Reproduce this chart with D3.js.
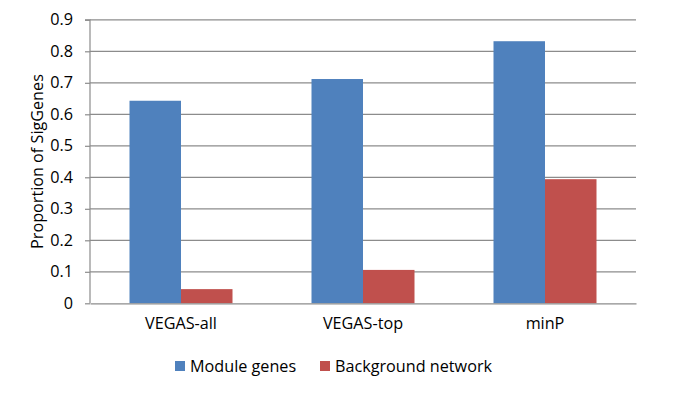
<!DOCTYPE html>
<html><head><meta charset="utf-8">
<script src="https://cdn.jsdelivr.net/npm/d3@7"></script>
<style>body{margin:0;background:#fff}svg{display:block}text{font-family:"Open Sans",sans-serif;fill:#000}</style>
</head><body>
<svg id="c" width="685" height="400"></svg>
<script>
const categories = ["VEGAS-all", "VEGAS-top", "minP"];
const seriesNames = ["Module genes", "Background network"];
const moduleGenes = [0.643, 0.712, 0.832];
const backgroundNetwork = [0.045, 0.106, 0.394];
const yTicks = [0, 0.1, 0.2, 0.3, 0.4, 0.5, 0.6, 0.7, 0.8, 0.9];
const colors = ["#4F81BD", "#C0504D"];

(function () {
const svg = d3.select("#c");
const mLeft = 90, mRight = 636, mTop = 19.8, mBottom = 303.3;
const fs = 16.2;
const x = d3.scaleBand().domain(categories).range([mLeft, mRight]).paddingInner(0).paddingOuter(0);
const x1 = d3.scaleBand().domain(seriesNames).range([0, x.bandwidth()]).paddingInner(0).paddingOuter(0.767);
const y = d3.scaleLinear().domain([0, 0.9]).range([mBottom, mTop]);

// gridlines
svg.append("g").selectAll("line").data(yTicks.filter(d => d > 0)).join("line")
  .attr("x1", mLeft).attr("x2", mRight).attr("y1", d => y(d)).attr("y2", d => y(d))
  .attr("stroke", "#8c8c8c").attr("stroke-width", 1.2);

// bars
const series = [moduleGenes, backgroundNetwork];
const g = svg.append("g");
categories.forEach((c, i) => {
  seriesNames.forEach((s, j) => {
    g.append("rect").attr("x", x(c) + x1(s)).attr("width", x1.bandwidth())
      .attr("y", y(series[j][i])).attr("height", y(0) - y(series[j][i]))
      .attr("fill", colors[j]);
  });
});

// y axis
const yAxis = d3.axisLeft(y).tickValues(yTicks).tickFormat(d => d === 0 ? "0" : d3.format(".1f")(d)).tickSize(5).tickPadding(12);
const ya = svg.append("g").attr("transform", `translate(${mLeft},0)`).call(yAxis);
ya.selectAll("path,line").attr("stroke", "#8c8c8c").attr("stroke-width", 1.2);
ya.select(".domain").attr("d", `M-5,${mTop}H0V${mBottom}`);
ya.selectAll("text").attr("font-size", fs).attr("font-family", "Open Sans").attr("fill", "#000");

// x axis
const xAxis = d3.axisBottom(x).tickSize(0).tickPadding(14);
const xa = svg.append("g").attr("transform", `translate(0,${mBottom})`).call(xAxis);
xa.select(".domain").attr("stroke", "#8c8c8c").attr("stroke-width", 1.2);
xa.selectAll("text").attr("font-size", fs).attr("font-family", "Open Sans").attr("fill", "#000");

// y title
svg.append("text").attr("transform", `translate(43,${(mTop + mBottom) / 2}) rotate(-90)`)
  .attr("text-anchor", "middle").attr("font-size", fs).text("Proportion of SigGenes");

// legend
const legendX = [175, 320];
seriesNames.forEach((s, j) => {
  svg.append("rect").attr("x", legendX[j]).attr("y", 361).attr("width", 10).attr("height", 10).attr("fill", colors[j]);
  svg.append("text").attr("x", legendX[j] + 15).attr("y", 371.5).attr("font-size", fs).text(s);
});
})();
</script>
</body></html>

** Work required **
Repeat the material above word for word, please, apart from its images.

** Problem solution **
Reproduce this chart with D3.js.
<!DOCTYPE html>
<html><head><meta charset="utf-8">
<script src="https://cdn.jsdelivr.net/npm/d3@7"></script>
<style>body{margin:0;background:#fff}svg{display:block}text{font-family:"Open Sans",sans-serif;fill:#000}</style>
</head><body>
<svg id="c" width="685" height="400"></svg>
<script>
const categories = ["VEGAS-all", "VEGAS-top", "minP"];
const seriesNames = ["Module genes", "Background network"];
const moduleGenes = [0.643, 0.712, 0.832];
const backgroundNetwork = [0.045, 0.106, 0.394];
const yTicks = [0, 0.1, 0.2, 0.3, 0.4, 0.5, 0.6, 0.7, 0.8, 0.9];
const colors = ["#4F81BD", "#C0504D"];

(function () {
const svg = d3.select("#c");
const mLeft = 90, mRight = 636, mTop = 19.8, mBottom = 303.3;
const fs = 16.2;
const x = d3.scaleBand().domain(categories).range([mLeft, mRight]).paddingInner(0).paddingOuter(0);
const x1 = d3.scaleBand().domain(seriesNames).range([0, x.bandwidth()]).paddingInner(0).paddingOuter(0.767);
const y = d3.scaleLinear().domain([0, 0.9]).range([mBottom, mTop]);

// gridlines
svg.append("g").selectAll("line").data(yTicks.filter(d => d > 0)).join("line")
  .attr("x1", mLeft).attr("x2", mRight).attr("y1", d => y(d)).attr("y2", d => y(d))
  .attr("stroke", "#8c8c8c").attr("stroke-width", 1.2);

// bars
const series = [moduleGenes, backgroundNetwork];
const g = svg.append("g");
categories.forEach((c, i) => {
  seriesNames.forEach((s, j) => {
    g.append("rect").attr("x", x(c) + x1(s)).attr("width", x1.bandwidth())
      .attr("y", y(series[j][i])).attr("height", y(0) - y(series[j][i]))
      .attr("fill", colors[j]);
  });
});

// y axis
const yAxis = d3.axisLeft(y).tickValues(yTicks).tickFormat(d => d === 0 ? "0" : d3.format(".1f")(d)).tickSize(5).tickPadding(12);
const ya = svg.append("g").attr("transform", `translate(${mLeft},0)`).call(yAxis);
ya.selectAll("path,line").attr("stroke", "#8c8c8c").attr("stroke-width", 1.2);
ya.select(".domain").attr("d", `M-5,${mTop}H0V${mBottom}`);
ya.selectAll("text").attr("font-size", fs).attr("font-family", "Open Sans").attr("fill", "#000");

// x axis
const xAxis = d3.axisBottom(x).tickSize(0).tickPadding(14);
const xa = svg.append("g").attr("transform", `translate(0,${mBottom})`).call(xAxis);
xa.select(".domain").attr("stroke", "#8c8c8c").attr("stroke-width", 1.2);
xa.selectAll("text").attr("font-size", fs).attr("font-family", "Open Sans").attr("fill", "#000");

// y title
svg.append("text").attr("transform", `translate(43,${(mTop + mBottom) / 2}) rotate(-90)`)
  .attr("text-anchor", "middle").attr("font-size", fs).text("Proportion of SigGenes");

// legend
const legendX = [175, 320];
seriesNames.forEach((s, j) => {
  svg.append("rect").attr("x", legendX[j]).attr("y", 361).attr("width", 10).attr("height", 10).attr("fill", colors[j]);
  svg.append("text").attr("x", legendX[j] + 15).attr("y", 371.5).attr("font-size", fs).text(s);
});
})();
</script>
</body></html>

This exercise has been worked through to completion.